When Mike Huether comes to town in his white Subaru Outback, he comes with an agenda. The host of KELOLAND's "On the Road with Mike Huether" has a story to tell.
Someone -- in the case of his visit to Madison on Thursday afternoon, that "someone" was Michael Roach, assistant professor of management at Dakota State University -- had given Huether a tip about an individual whose story could be an inspiration to others. In Madison, that was Keith Bundy -- a familiar voice to fans who attend Dakota State athletic events, amateur baseball and American Legion baseball.
"I have a God-given voice for announcing and radio," Bundy said, not with pride but with an open acknowledgment of his gift.
It's not surprising that he would make reference to God. Bundy is currently serving as the interim pastor at Madison Church of the Nazarene, a small church nestled in a residential neighborhood off S.W. 1st Street. That same church brought the Indiana native to South Dakota 30 years ago.
His wife Peg said the move was made in faith after they had prayed about the call her husband had received.
"We were moving away from everything we knew," she recalled, mentioning specifically their families, but also noting cultural differences between Indiana and South Dakota.
The first time she was asked to bring a hotdish to a potluck, she had no idea what to bring. She had asked if a hotdish was a casserole and had been told it was not. She said she had to pull out a dictionary to find out what was expected.
"I'd never heard of it, and who would have thought that Jello would be a salad?" she asked.
However, it was not that story which most interested Huether. He was intrigued by the rich and full life that Keith, who was born blind, lives. For Keith, his blindness is just a fact of life; it's not something he dwells on.
"When I wake up in the morning, my first thought isn't, `I can't see'," he said. "My first thought is, `I hate the alarm'."
Because his blindness is as much a part of him as his faith, his love for his wife -- whom he describes as his right hand and best friend -- and his passion for sports, he doesn't allow it to be a barrier.
"God helped me to develop the attitude, `I'm going to do what I want to do'," he stated. In his interview with Huether, he elaborated. "Instead of saying, `I can't do this,' I say, `How can we do this'?"

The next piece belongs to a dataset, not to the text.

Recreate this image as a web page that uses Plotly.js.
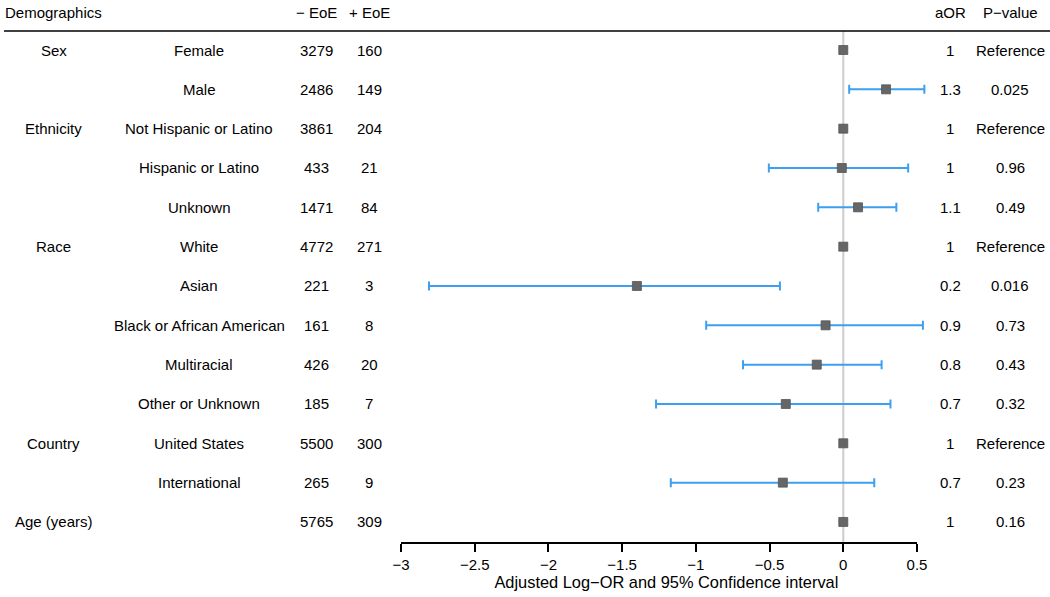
<!DOCTYPE html>
<html>
<head>
<meta charset="utf-8">
<script src="https://cdn.plot.ly/plotly-3.0.1.min.js"></script>
<style>
  html, body { margin: 0; padding: 0; background: #fff; }
  #chart { width: 1050px; height: 597px; }
</style>
</head>
<body>
<div id="chart"></div>
<script>
// Table columns
const groups    = ['Sex', '', 'Ethnicity', '', '', 'Race', '', '', '', '', 'Country', '', 'Age (years)'];
const subgroups = ['Female', 'Male', 'Not Hispanic or Latino', 'Hispanic or Latino', 'Unknown',
                   'White', 'Asian', 'Black or African American', 'Multiracial', 'Other or Unknown',
                   'United States', 'International', ''];
const negEoE    = [3279, 2486, 3861, 433, 1471, 4772, 221, 161, 426, 185, 5500, 265, 5765];
const posEoE    = [160, 149, 204, 21, 84, 271, 3, 8, 20, 7, 300, 9, 309];
const aOR       = ['1', '1.3', '1', '1', '1.1', '1', '0.2', '0.9', '0.8', '0.7', '1', '0.7', '1'];
const pValue    = ['Reference', '0.025', 'Reference', '0.96', '0.49', 'Reference', '0.016', '0.73',
                   '0.43', '0.32', 'Reference', '0.23', '0.16'];

// Adjusted log-OR and 95% CI (null = reference level, no interval drawn)
const logOR  = [0, 0.29, 0, -0.01, 0.10, 0, -1.40, -0.12, -0.18, -0.39, 0, -0.41, 0];
const ciLow  = [null, 0.04, null, -0.505, -0.17, null, -2.81, -0.93, -0.68, -1.27, null, -1.17, null];
const ciHigh = [null, 0.55, null, 0.44, 0.36, null, -0.43, 0.54, 0.26, 0.32, null, 0.21, null];

const xTicks = [-3, -2.5, -2, -1.5, -1, -0.5, 0, 0.5];

const W = 1050, H = 597;
const rowPx = 39.33;      // pixel spacing of rows
const firstRowPx = 50;    // pixel y of first row
const axisPx = 543;       // pixel y of x axis line
const yTop = 1 - firstRowPx / rowPx;
const yBottom = yTop + axisPx / rowPx;

// x scale: -3 at 401px, 0.5 at 917px; range padded right so CI caps are not clipped
const xMin = -3, xMax = 0.5, xPad = 0.1;
const pxPerUnit = (917 - 401) / (xMax - xMin);
const xRight = 401 + (xMax + xPad - xMin) * pxPerUnit;

const rows = subgroups.map((_, i) => i + 1);
const font = { family: 'Liberation Sans, Arial, sans-serif', size: 15, color: '#000' };

// rows with an interval vs reference rows
const ciIdx  = rows.map((r, i) => i).filter(i => ciLow[i] !== null);
const refIdx = rows.map((r, i) => i).filter(i => ciLow[i] === null);

const markerStyle = { symbol: 'square', size: 9, color: '#666666', line: { color: '#555555', width: 0.8 } };

const traces = [
  {
    type: 'scatter', mode: 'markers',
    x: ciIdx.map(i => logOR[i]),
    y: ciIdx.map(i => rows[i]),
    marker: markerStyle,
    error_x: {
      type: 'data', symmetric: false,
      array: ciIdx.map(i => ciHigh[i] - logOR[i]),
      arrayminus: ciIdx.map(i => logOR[i] - ciLow[i]),
      color: '#3d9ff0', thickness: 2, width: 4.5
    },
    cliponaxis: false,
    hoverinfo: 'x+y', showlegend: false
  },
  {
    type: 'scatter', mode: 'markers',
    x: refIdx.map(i => logOR[i]),
    y: refIdx.map(i => rows[i]),
    marker: markerStyle,
    cliponaxis: false,
    hoverinfo: 'x+y', showlegend: false
  }
];

// column x positions (px) for the text table
const colX = { group: 53.5, sub: 199, neg: 316, pos: 369, aor: 950, p: 1010 };
const annotations = [];
function addText(text, xpx, row, anchor) {
  annotations.push({
    text: text, xref: 'paper', yref: 'y', x: xpx / W, y: row,
    xanchor: anchor || 'center', yanchor: 'middle', showarrow: false, font: font
  });
}
rows.forEach((r, i) => {
  if (groups[i]) addText(groups[i], colX.group, r);
  if (subgroups[i]) addText(subgroups[i], colX.sub, r);
  addText(String(negEoE[i]), colX.neg, r);
  addText(String(posEoE[i]), colX.pos, r);
  addText(aOR[i], colX.aor, r);
  addText(pValue[i], colX.p, r);
});
// header
const headerRow = yTop + 12 / rowPx;
addText('Demographics', 3, headerRow, 'left');
addText('\u2212 EoE', colX.neg, headerRow);
addText('+ EoE', colX.pos, headerRow);
addText('aOR', colX.aor, headerRow);
addText('P\u2212value', colX.p, headerRow);

const ruleY = (H - 31) / H;
const axisY = (H - axisPx) / H;
const shapes = [
  { type: 'line', xref: 'paper', yref: 'paper', x0: 4 / W, x1: 1, y0: ruleY, y1: ruleY,
    line: { color: '#000', width: 1.7 } },
  { type: 'line', xref: 'x', yref: 'paper', x0: 0, x1: 0, y0: axisY, y1: ruleY,
    line: { color: '#cccccc', width: 2 }, layer: 'below' },
  // x axis line, only from -3 to 0.5
  { type: 'line', xref: 'x', yref: 'paper', x0: xMin, x1: xMax, y0: axisY, y1: axisY,
    line: { color: '#000', width: 2 } }
];

const layout = {
  width: W, height: H,
  margin: { l: 0, r: 0, t: 0, b: 0 },
  paper_bgcolor: '#fff', plot_bgcolor: '#fff',
  font: font,
  showlegend: false,
  xaxis: {
    domain: [401 / W, xRight / W],
    range: [xMin, xMax + xPad],
    tickvals: xTicks,
    ticktext: xTicks.map(v => (v < 0 ? '\u2212' : '') + Math.abs(v)),
    ticks: 'outside', ticklen: 8, tickwidth: 2, tickcolor: '#000',
    showline: false,
    showgrid: false, zeroline: false,
    tickfont: font,
    title: { text: 'Adjusted Log\u2212OR and 95% Confidence interval',
             font: { family: font.family, size: 16.4, color: '#000' }, standoff: 2 }
  },
  yaxis: {
    domain: [axisY, 1],
    range: [yBottom, yTop],
    showgrid: false, zeroline: false, showline: false,
    showticklabels: false, ticks: ''
  },
  shapes: shapes,
  annotations: annotations
};

Plotly.newPlot('chart', traces, layout, { displayModeBar: false, staticPlot: true });
</script>
</body>
</html>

The "we" of whom he speaks is himself and his wife. Trained as a nurse, Peg worked in a variety of settings, including a hospital NICU, before they moved to Madison, where she worked for a time at a nursing home. However, with four growing boys, they determined she was needed to provide transportation to their many activities as well as to meet the boys' other needs.
"Keith has always worked two jobs for us. It's just routine for us," she explained.
Currently, in addition to pastoring the Madison Church of the Nazarene, he is an accessibility consultant for Siteimprove, a company which helps companies to create fully accessible websites which are usable by everyone regardless of their disabilities.
Keith told Huether he does most of his work remotely but travels to Minneapolis every month or six weeks for his job. In March, he will speak at a conference on accessibility.
For a number of years, he served as the assistant dean of student development at DSU, where he ran the counseling center and acted as the ADA coordinator. He said he worked two jobs primarily because his small church could not afford to pay a full-time salary with benefits which he, as a husband and father, needed. However, he was not willing to simply walk away from pastoring the church.
"When I was a child, I sensed deep down inside a call to preach the Gospel," Keith said.
He admits he didn't immediately answer that call although he was a man of faith. In fact, he and Peg met through InterVarsity Christian Fellowship at the University of Evansville, a private, liberal arts university in Evansville, Ind.
"We started taking walks together and fell in love," Peg said.
Keith was 23 when they married and 28 when he finally answered the call he had received as a boy. The delay wasn't entirely due to hesitation on his own part, Peg explained. He had been told that no church would hire a blind pastor, which did not prove to be true.
"God does the impossible," she stated.
In his story about Keith, Huether delved into the couple's personal life to touch on the loss of their son Ben, who died in 2010. The young athlete had a brain aneurysm from which he did not recover.
"That was the biggest thing Peg and I faced," Keith said. "Kids are not supposed to pass away before their parents."
He, personally, found comfort in a story he had heard about another pastor who had suffered a similar loss. When asked why he preached on the following Sunday, the pastor said -- according to Keith -- "The same God who was God before he died is God today."
While Huether was interested in Keith's faith, family and professional life, it is his role as a sports announcer that delighted him most. Bundy began by announcing American Legion baseball with Peg's assistance. Now, with the assistance of longtime friend and former DSU colleague Tom Farrell, he also announces football and basketball games at the university.
"He tells me what he sees and I do the announcing," Bundy said.
The first part of that winning formula began long before Bundy began announcing. It began when their boys were growing up.
"Tom and I had boys that played football together," Keith said. They would sit together at games and Tom would tell him what was taking place on the field.
Now a story familiar to Madison residents will be told across KELOLAND when "On the Road with Mike Huether" airs at 6:30 p.m. on March 24. The program, which focuses on inspirational stories from small towns in South Dakota, is in its second season.